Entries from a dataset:
········

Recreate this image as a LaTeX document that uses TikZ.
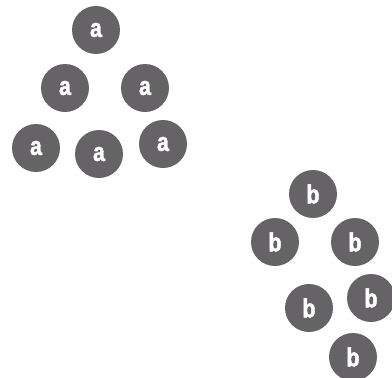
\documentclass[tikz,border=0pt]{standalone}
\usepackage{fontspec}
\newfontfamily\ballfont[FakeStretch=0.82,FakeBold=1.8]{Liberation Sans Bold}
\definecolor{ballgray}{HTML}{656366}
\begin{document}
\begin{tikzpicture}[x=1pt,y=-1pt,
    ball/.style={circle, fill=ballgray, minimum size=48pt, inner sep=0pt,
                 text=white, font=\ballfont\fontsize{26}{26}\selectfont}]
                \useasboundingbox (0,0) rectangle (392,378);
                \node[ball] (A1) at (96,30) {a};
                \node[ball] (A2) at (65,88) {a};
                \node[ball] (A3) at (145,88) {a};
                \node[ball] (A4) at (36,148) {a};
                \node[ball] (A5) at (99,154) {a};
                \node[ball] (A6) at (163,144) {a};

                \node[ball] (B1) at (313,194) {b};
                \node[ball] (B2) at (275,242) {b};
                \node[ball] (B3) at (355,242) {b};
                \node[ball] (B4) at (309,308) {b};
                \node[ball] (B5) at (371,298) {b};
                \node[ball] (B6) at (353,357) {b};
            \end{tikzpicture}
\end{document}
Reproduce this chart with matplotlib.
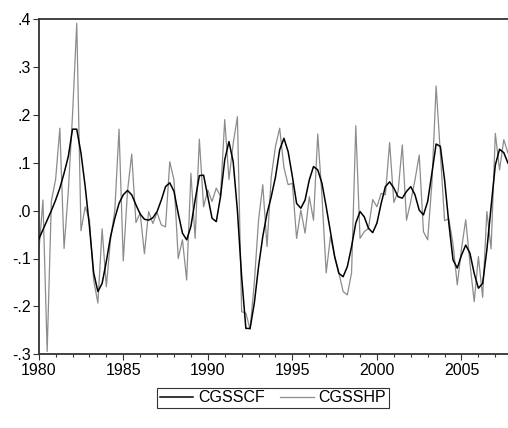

········

Omitting all images, retype each line of the records precisely.

* _Exercise answer_
Recreate this image as a LaTeX document that uses TikZ.
\documentclass[tikz,border=0pt]{standalone}
\usepackage{fontspec}
\newfontfamily\ballfont[FakeStretch=0.82,FakeBold=1.8]{Liberation Sans Bold}
\definecolor{ballgray}{HTML}{656366}
\begin{document}
\begin{tikzpicture}[x=1pt,y=-1pt,
    ball/.style={circle, fill=ballgray, minimum size=48pt, inner sep=0pt,
                 text=white, font=\ballfont\fontsize{26}{26}\selectfont}]
                \useasboundingbox (0,0) rectangle (392,378);
                \node[ball] (A1) at (96,30) {a};
                \node[ball] (A2) at (65,88) {a};
                \node[ball] (A3) at (145,88) {a};
                \node[ball] (A4) at (36,148) {a};
                \node[ball] (A5) at (99,154) {a};
                \node[ball] (A6) at (163,144) {a};

                \node[ball] (B1) at (313,194) {b};
                \node[ball] (B2) at (275,242) {b};
                \node[ball] (B3) at (355,242) {b};
                \node[ball] (B4) at (309,308) {b};
                \node[ball] (B5) at (371,298) {b};
                \node[ball] (B6) at (353,357) {b};
            \end{tikzpicture}
\end{document}
Reproduce this chart with matplotlib.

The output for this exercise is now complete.